Koizumi says Japan should scrap nuclear plants after Fukushima

New environment minister’s view likely to prove controversial in ruling party despite public concerns over nuclear risk.

Japan''s ongoing nuclear crisis
The damaged Fukushima plant four days after the devastating tsunami in March 2011 that triggered the closure of most of Japan's nuclear power stations. The country's new environment minister has said he wants nuclear plants scrapped. [FILE/TEPCO via AFP]

Japan’s newly appointed environment minister, Shinjiro Koizumi, wants the country to close down nuclear reactors to avoid a repeat of 2011’s Fukushima catastrophe. 

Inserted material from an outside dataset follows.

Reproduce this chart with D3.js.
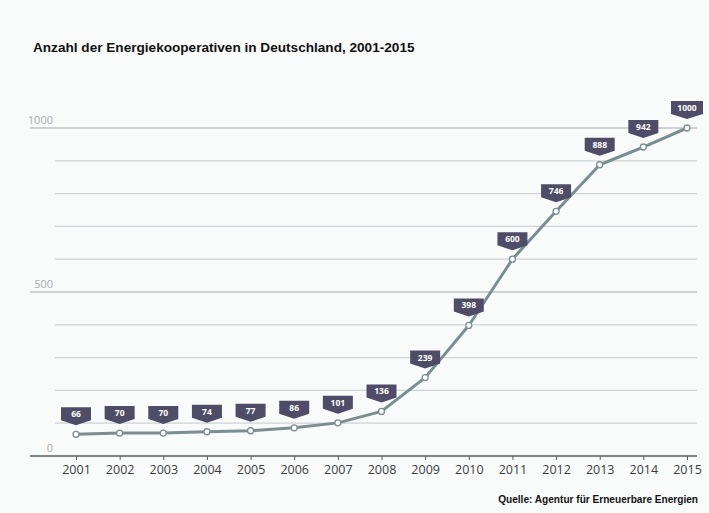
<!DOCTYPE html>
<html>
<head>
<meta charset="utf-8">
<script src="https://cdn.jsdelivr.net/npm/d3@7"></script>
<style>
  html, body { margin: 0; padding: 0; background: #f9fbfb; }
  svg { display: block; }
</style>
</head>
<body>
<script>
const years = [2001, 2002, 2003, 2004, 2005, 2006, 2007, 2008, 2009, 2010, 2011, 2012, 2013, 2014, 2015];
const counts = [66, 70, 70, 74, 77, 86, 101, 136, 239, 398, 600, 746, 888, 942, 1000];
const yLabels = [0, 500, 1000];

const W = 709, H = 513;

const svg = d3.select("body").append("svg").attr("width", W).attr("height", H);

const x = d3.scaleLinear().domain([2001, 2015]).range([76, 687]);
const y = d3.scaleLinear().domain([0, 1000]).range([456, 128]);

// title
svg.append("text")
  .attr("x", 33).attr("y", 52)
  .attr("font-family", "Liberation Sans, Arial, sans-serif")
  .attr("font-weight", "bold").attr("font-size", 13.6)
  .attr("fill", "#111")
  .text("Anzahl der Energiekooperativen in Deutschland, 2001-2015");

// gridlines
const grid = svg.append("g");
grid.selectAll("line")
  .data(y.ticks(10).filter((d) => d > 0))
  .join("line")
  .attr("x1", (d) => (yLabels.includes(d) ? 30 : 55))
  .attr("x2", 697)
  .attr("y1", (d) => y(d)).attr("y2", (d) => y(d))
  .attr("stroke", (d) => (yLabels.includes(d) ? "#a4a9ac" : "#cfd3d5"))
  .attr("stroke-width", 1.2);

// y labels
svg.append("g")
  .attr("font-family", "Open Sans, sans-serif")
  .attr("font-size", 11)
  .attr("fill", "#a6acb2")
  .attr("text-anchor", "end")
  .selectAll("text")
  .data(yLabels)
  .join("text")
  .attr("x", 53)
  .attr("y", (d) => y(d) - 4)
  .text((d) => d);

// x axis
const xAxis = svg.append("g")
  .attr("transform", `translate(0,${y(0)})`)
  .call(d3.axisBottom(x).tickValues(years).tickFormat(d3.format("d")).tickSize(4).tickPadding(5));
xAxis.select(".domain").remove();
xAxis.insert("line", ":first-child")
  .attr("x1", 30).attr("x2", 697)
  .attr("stroke", "#5a5e62").attr("stroke-width", 1.6);
xAxis.selectAll(".tick line").attr("stroke", "#5a5e62");
xAxis.selectAll(".tick text")
  .attr("font-family", "Open Sans, sans-serif")
  .attr("font-size", 12.5)
  .attr("fill", "#3a3d40");

// line
svg.append("path")
  .datum(counts)
  .attr("fill", "none")
  .attr("stroke", "#7a8e91")
  .attr("stroke-width", 3)
  .attr("stroke-linejoin", "round")
  .attr("d", d3.line().x((d, i) => x(years[i])).y((d) => y(d)));

// points
svg.append("g")
  .selectAll("circle")
  .data(counts)
  .join("circle")
  .attr("cx", (d, i) => x(years[i]))
  .attr("cy", (d) => y(d))
  .attr("r", 3)
  .attr("fill", "#fff")
  .attr("stroke", "#7a8e91")
  .attr("stroke-width", 1.3);

// value flags
const flags = svg.append("g")
  .selectAll("g")
  .data(counts)
  .join("g")
  .attr("transform", (d, i) => `translate(${x(years[i])},${y(d)})`);

flags.append("path")
  .attr("d", (d) => {
    const w = d >= 1000 ? 16 : 15;
    return `M${-w},-27 H${w} V-14 L0,-9 L${-w},-14 Z`;
  })
  .attr("fill", "#4f4c68");

flags.append("text")
  .attr("y", -17)
  .attr("text-anchor", "middle")
  .attr("font-family", "Open Sans, sans-serif")
  .attr("font-weight", "bold")
  .attr("font-size", 8.5)
  .attr("fill", "#fff")
  .text((d) => d);

// source
svg.append("text")
  .attr("x", 698).attr("y", 503)
  .attr("text-anchor", "end")
  .attr("font-family", "Liberation Sans, Arial, sans-serif")
  .attr("font-weight", "bold").attr("font-size", 10.1)
  .attr("fill", "#111")
  .text("Quelle: Agentur für Erneuerbare Energien");
</script>
</body>
</html>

The comments by the son of former Prime Minister Junichiro Koizumi, himself an anti-nuclear advocate, are likely to prove controversial in the ruling Liberal Democratic Party, which supports a return to nuclear power under new safety rules imposed after Fukushima.

“I would like to study how we will scrap them, not how to retain them,” Shinjiro Koizumi said at his first news conference late on Wednesday after his appointment by Prime Minister Shinzo Abe.

Koizumi’s ministry oversees Japan‘s nuclear regulator.

Three reactors at the Fukushima Daiichi station run by Tokyo Electric Power melted down after being hit by a massive earthquake and tsunami in March 2011, releasing radiation that forced 160,000 people to flee, many never to return.

Most of Japan’s nuclear reactors, which before Fukushima supplied about 30 percent of the country’s electricity, are going through a relicensing process under new safety standards imposed after the disaster exposed regulatory and operational failings.

Japan has six reactors operating at the moment, a fraction of the 54 that were in use before Fukushima. About 40 percent of the pre-Fukushima fleet is being decommissioned.

Shinjiro Koizumi’s father, a popular prime minister now retired from parliament, became a harsh critic of atomic energy after the Fukushima nuclear crisis.